* Problem description
Reproduce the full listing below unchanged, apart from the pictures.

------------

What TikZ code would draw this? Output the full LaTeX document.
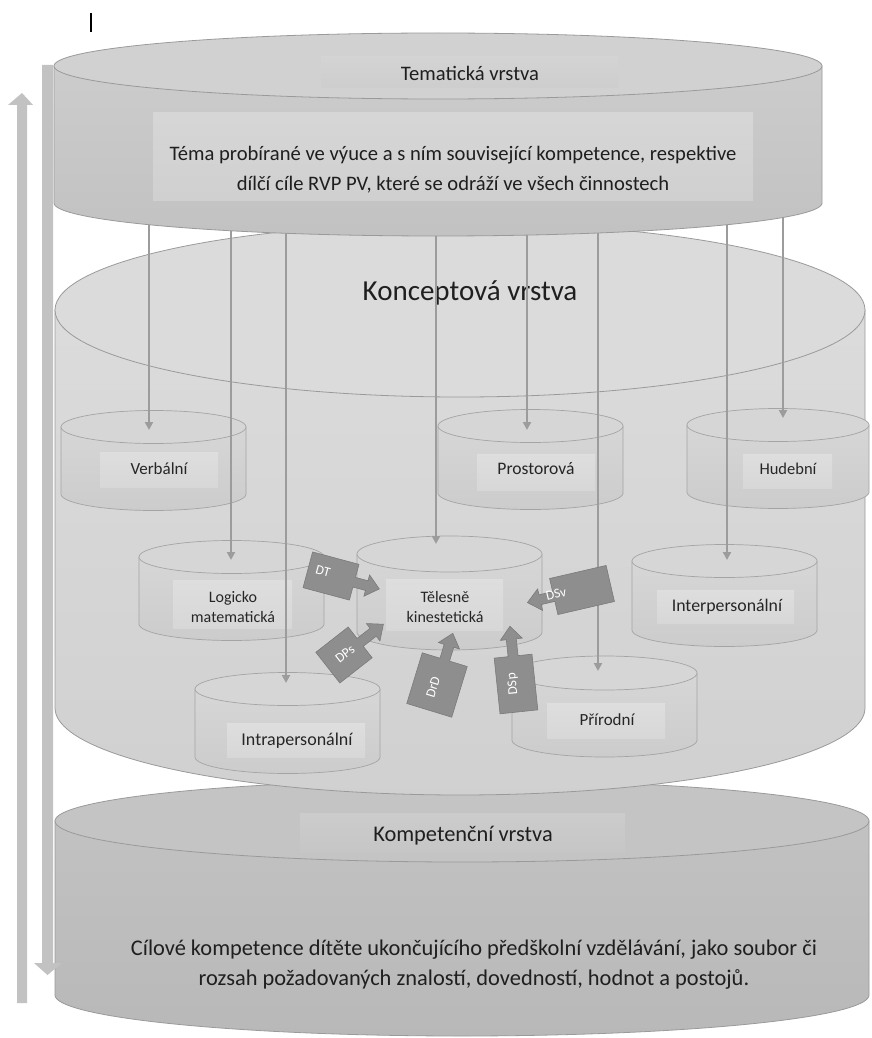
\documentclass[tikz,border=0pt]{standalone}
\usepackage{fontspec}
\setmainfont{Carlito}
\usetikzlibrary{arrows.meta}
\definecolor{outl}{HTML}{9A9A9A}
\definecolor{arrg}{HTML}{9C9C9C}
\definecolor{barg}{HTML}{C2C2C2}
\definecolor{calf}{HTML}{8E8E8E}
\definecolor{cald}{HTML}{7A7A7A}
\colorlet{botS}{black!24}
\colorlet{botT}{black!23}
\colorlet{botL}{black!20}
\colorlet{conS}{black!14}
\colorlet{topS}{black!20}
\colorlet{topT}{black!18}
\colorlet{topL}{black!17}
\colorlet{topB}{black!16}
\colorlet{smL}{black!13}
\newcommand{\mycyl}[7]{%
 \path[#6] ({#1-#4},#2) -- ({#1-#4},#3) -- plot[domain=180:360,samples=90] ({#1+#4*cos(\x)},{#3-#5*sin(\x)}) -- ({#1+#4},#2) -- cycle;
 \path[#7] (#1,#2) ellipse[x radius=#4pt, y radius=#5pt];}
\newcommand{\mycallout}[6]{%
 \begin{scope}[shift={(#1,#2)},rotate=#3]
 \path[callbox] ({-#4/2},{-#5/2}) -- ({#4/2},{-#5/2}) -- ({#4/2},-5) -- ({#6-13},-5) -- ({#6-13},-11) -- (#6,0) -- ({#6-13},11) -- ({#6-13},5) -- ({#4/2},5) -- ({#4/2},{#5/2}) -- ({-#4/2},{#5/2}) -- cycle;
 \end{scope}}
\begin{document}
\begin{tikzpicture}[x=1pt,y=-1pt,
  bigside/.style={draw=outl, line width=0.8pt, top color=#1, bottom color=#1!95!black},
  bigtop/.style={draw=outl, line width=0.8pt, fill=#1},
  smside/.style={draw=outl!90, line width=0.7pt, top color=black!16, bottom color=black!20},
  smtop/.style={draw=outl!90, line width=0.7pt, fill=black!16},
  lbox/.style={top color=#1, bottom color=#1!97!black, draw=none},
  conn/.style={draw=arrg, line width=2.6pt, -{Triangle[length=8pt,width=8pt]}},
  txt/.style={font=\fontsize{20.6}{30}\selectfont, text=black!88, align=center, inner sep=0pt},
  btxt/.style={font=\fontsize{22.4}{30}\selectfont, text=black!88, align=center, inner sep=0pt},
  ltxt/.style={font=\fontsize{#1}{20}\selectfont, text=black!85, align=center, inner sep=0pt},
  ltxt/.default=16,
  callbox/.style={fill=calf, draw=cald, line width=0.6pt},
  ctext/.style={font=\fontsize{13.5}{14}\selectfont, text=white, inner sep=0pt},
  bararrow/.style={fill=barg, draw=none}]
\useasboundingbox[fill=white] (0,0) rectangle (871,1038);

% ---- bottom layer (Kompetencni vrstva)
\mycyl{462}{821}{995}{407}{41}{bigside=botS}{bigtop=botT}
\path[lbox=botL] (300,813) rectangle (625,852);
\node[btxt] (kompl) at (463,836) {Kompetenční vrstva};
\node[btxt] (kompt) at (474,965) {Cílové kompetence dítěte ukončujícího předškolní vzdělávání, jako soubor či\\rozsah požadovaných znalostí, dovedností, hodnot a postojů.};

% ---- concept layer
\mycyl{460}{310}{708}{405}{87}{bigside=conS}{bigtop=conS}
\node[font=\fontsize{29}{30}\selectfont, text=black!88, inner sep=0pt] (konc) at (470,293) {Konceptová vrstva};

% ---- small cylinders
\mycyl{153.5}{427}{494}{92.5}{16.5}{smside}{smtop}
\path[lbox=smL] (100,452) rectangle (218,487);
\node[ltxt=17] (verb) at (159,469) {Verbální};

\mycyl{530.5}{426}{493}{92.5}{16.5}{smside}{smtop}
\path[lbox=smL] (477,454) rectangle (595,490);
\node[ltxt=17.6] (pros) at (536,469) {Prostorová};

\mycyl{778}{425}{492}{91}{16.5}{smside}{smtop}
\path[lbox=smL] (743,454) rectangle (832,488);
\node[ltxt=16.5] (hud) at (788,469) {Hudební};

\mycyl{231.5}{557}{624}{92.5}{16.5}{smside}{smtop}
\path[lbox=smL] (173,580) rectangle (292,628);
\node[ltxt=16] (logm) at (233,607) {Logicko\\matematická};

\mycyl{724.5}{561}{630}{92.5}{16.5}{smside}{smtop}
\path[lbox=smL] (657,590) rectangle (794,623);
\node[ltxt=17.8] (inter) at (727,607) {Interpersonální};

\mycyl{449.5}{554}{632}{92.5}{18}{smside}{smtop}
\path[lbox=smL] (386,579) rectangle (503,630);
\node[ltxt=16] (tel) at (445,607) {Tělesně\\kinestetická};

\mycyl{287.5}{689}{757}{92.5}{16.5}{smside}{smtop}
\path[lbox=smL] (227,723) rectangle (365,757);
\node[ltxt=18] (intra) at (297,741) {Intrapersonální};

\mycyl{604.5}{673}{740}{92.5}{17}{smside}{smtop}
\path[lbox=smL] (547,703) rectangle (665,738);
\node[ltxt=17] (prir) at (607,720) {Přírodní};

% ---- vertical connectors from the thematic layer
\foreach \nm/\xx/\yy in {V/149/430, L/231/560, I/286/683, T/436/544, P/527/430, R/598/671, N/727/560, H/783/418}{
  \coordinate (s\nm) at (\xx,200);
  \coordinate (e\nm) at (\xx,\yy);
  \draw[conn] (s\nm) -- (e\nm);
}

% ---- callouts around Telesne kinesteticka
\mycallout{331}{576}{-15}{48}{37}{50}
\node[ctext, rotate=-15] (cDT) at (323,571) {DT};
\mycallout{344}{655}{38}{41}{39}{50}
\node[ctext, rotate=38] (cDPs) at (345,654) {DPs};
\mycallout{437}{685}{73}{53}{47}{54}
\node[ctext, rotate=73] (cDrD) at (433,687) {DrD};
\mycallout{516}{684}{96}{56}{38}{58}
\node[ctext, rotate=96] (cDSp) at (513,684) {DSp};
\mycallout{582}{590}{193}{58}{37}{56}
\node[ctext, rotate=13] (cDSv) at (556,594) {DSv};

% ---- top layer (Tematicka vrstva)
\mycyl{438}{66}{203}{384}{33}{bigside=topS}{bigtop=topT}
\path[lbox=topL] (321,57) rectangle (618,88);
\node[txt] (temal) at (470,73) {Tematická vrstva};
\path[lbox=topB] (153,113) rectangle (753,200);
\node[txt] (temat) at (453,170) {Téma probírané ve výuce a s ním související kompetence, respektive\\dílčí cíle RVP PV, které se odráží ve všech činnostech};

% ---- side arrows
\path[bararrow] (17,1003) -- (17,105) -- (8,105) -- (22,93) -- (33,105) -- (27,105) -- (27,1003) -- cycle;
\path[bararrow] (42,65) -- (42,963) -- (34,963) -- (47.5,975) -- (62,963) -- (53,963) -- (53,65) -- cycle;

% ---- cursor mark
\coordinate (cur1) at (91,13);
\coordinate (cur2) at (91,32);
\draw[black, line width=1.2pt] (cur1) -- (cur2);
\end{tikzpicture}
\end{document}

------------

* Result for this exercise
What TikZ code would draw this? Output the full LaTeX document.
\documentclass[tikz,border=0pt]{standalone}
\usepackage{fontspec}
\setmainfont{Carlito}
\usetikzlibrary{arrows.meta}
\definecolor{outl}{HTML}{9A9A9A}
\definecolor{arrg}{HTML}{9C9C9C}
\definecolor{barg}{HTML}{C2C2C2}
\definecolor{calf}{HTML}{8E8E8E}
\definecolor{cald}{HTML}{7A7A7A}
\colorlet{botS}{black!24}
\colorlet{botT}{black!23}
\colorlet{botL}{black!20}
\colorlet{conS}{black!14}
\colorlet{topS}{black!20}
\colorlet{topT}{black!18}
\colorlet{topL}{black!17}
\colorlet{topB}{black!16}
\colorlet{smL}{black!13}
\newcommand{\mycyl}[7]{%
 \path[#6] ({#1-#4},#2) -- ({#1-#4},#3) -- plot[domain=180:360,samples=90] ({#1+#4*cos(\x)},{#3-#5*sin(\x)}) -- ({#1+#4},#2) -- cycle;
 \path[#7] (#1,#2) ellipse[x radius=#4pt, y radius=#5pt];}
\newcommand{\mycallout}[6]{%
 \begin{scope}[shift={(#1,#2)},rotate=#3]
 \path[callbox] ({-#4/2},{-#5/2}) -- ({#4/2},{-#5/2}) -- ({#4/2},-5) -- ({#6-13},-5) -- ({#6-13},-11) -- (#6,0) -- ({#6-13},11) -- ({#6-13},5) -- ({#4/2},5) -- ({#4/2},{#5/2}) -- ({-#4/2},{#5/2}) -- cycle;
 \end{scope}}
\begin{document}
\begin{tikzpicture}[x=1pt,y=-1pt,
  bigside/.style={draw=outl, line width=0.8pt, top color=#1, bottom color=#1!95!black},
  bigtop/.style={draw=outl, line width=0.8pt, fill=#1},
  smside/.style={draw=outl!90, line width=0.7pt, top color=black!16, bottom color=black!20},
  smtop/.style={draw=outl!90, line width=0.7pt, fill=black!16},
  lbox/.style={top color=#1, bottom color=#1!97!black, draw=none},
  conn/.style={draw=arrg, line width=2.6pt, -{Triangle[length=8pt,width=8pt]}},
  txt/.style={font=\fontsize{20.6}{30}\selectfont, text=black!88, align=center, inner sep=0pt},
  btxt/.style={font=\fontsize{22.4}{30}\selectfont, text=black!88, align=center, inner sep=0pt},
  ltxt/.style={font=\fontsize{#1}{20}\selectfont, text=black!85, align=center, inner sep=0pt},
  ltxt/.default=16,
  callbox/.style={fill=calf, draw=cald, line width=0.6pt},
  ctext/.style={font=\fontsize{13.5}{14}\selectfont, text=white, inner sep=0pt},
  bararrow/.style={fill=barg, draw=none}]
\useasboundingbox[fill=white] (0,0) rectangle (871,1038);

% ---- bottom layer (Kompetencni vrstva)
\mycyl{462}{821}{995}{407}{41}{bigside=botS}{bigtop=botT}
\path[lbox=botL] (300,813) rectangle (625,852);
\node[btxt] (kompl) at (463,836) {Kompetenční vrstva};
\node[btxt] (kompt) at (474,965) {Cílové kompetence dítěte ukončujícího předškolní vzdělávání, jako soubor či\\rozsah požadovaných znalostí, dovedností, hodnot a postojů.};

% ---- concept layer
\mycyl{460}{310}{708}{405}{87}{bigside=conS}{bigtop=conS}
\node[font=\fontsize{29}{30}\selectfont, text=black!88, inner sep=0pt] (konc) at (470,293) {Konceptová vrstva};

% ---- small cylinders
\mycyl{153.5}{427}{494}{92.5}{16.5}{smside}{smtop}
\path[lbox=smL] (100,452) rectangle (218,487);
\node[ltxt=17] (verb) at (159,469) {Verbální};

\mycyl{530.5}{426}{493}{92.5}{16.5}{smside}{smtop}
\path[lbox=smL] (477,454) rectangle (595,490);
\node[ltxt=17.6] (pros) at (536,469) {Prostorová};

\mycyl{778}{425}{492}{91}{16.5}{smside}{smtop}
\path[lbox=smL] (743,454) rectangle (832,488);
\node[ltxt=16.5] (hud) at (788,469) {Hudební};

\mycyl{231.5}{557}{624}{92.5}{16.5}{smside}{smtop}
\path[lbox=smL] (173,580) rectangle (292,628);
\node[ltxt=16] (logm) at (233,607) {Logicko\\matematická};

\mycyl{724.5}{561}{630}{92.5}{16.5}{smside}{smtop}
\path[lbox=smL] (657,590) rectangle (794,623);
\node[ltxt=17.8] (inter) at (727,607) {Interpersonální};

\mycyl{449.5}{554}{632}{92.5}{18}{smside}{smtop}
\path[lbox=smL] (386,579) rectangle (503,630);
\node[ltxt=16] (tel) at (445,607) {Tělesně\\kinestetická};

\mycyl{287.5}{689}{757}{92.5}{16.5}{smside}{smtop}
\path[lbox=smL] (227,723) rectangle (365,757);
\node[ltxt=18] (intra) at (297,741) {Intrapersonální};

\mycyl{604.5}{673}{740}{92.5}{17}{smside}{smtop}
\path[lbox=smL] (547,703) rectangle (665,738);
\node[ltxt=17] (prir) at (607,720) {Přírodní};

% ---- vertical connectors from the thematic layer
\foreach \nm/\xx/\yy in {V/149/430, L/231/560, I/286/683, T/436/544, P/527/430, R/598/671, N/727/560, H/783/418}{
  \coordinate (s\nm) at (\xx,200);
  \coordinate (e\nm) at (\xx,\yy);
  \draw[conn] (s\nm) -- (e\nm);
}

% ---- callouts around Telesne kinesteticka
\mycallout{331}{576}{-15}{48}{37}{50}
\node[ctext, rotate=-15] (cDT) at (323,571) {DT};
\mycallout{344}{655}{38}{41}{39}{50}
\node[ctext, rotate=38] (cDPs) at (345,654) {DPs};
\mycallout{437}{685}{73}{53}{47}{54}
\node[ctext, rotate=73] (cDrD) at (433,687) {DrD};
\mycallout{516}{684}{96}{56}{38}{58}
\node[ctext, rotate=96] (cDSp) at (513,684) {DSp};
\mycallout{582}{590}{193}{58}{37}{56}
\node[ctext, rotate=13] (cDSv) at (556,594) {DSv};

% ---- top layer (Tematicka vrstva)
\mycyl{438}{66}{203}{384}{33}{bigside=topS}{bigtop=topT}
\path[lbox=topL] (321,57) rectangle (618,88);
\node[txt] (temal) at (470,73) {Tematická vrstva};
\path[lbox=topB] (153,113) rectangle (753,200);
\node[txt] (temat) at (453,170) {Téma probírané ve výuce a s ním související kompetence, respektive\\dílčí cíle RVP PV, které se odráží ve všech činnostech};

% ---- side arrows
\path[bararrow] (17,1003) -- (17,105) -- (8,105) -- (22,93) -- (33,105) -- (27,105) -- (27,1003) -- cycle;
\path[bararrow] (42,65) -- (42,963) -- (34,963) -- (47.5,975) -- (62,963) -- (53,963) -- (53,65) -- cycle;

% ---- cursor mark
\coordinate (cur1) at (91,13);
\coordinate (cur2) at (91,32);
\draw[black, line width=1.2pt] (cur1) -- (cur2);
\end{tikzpicture}
\end{document}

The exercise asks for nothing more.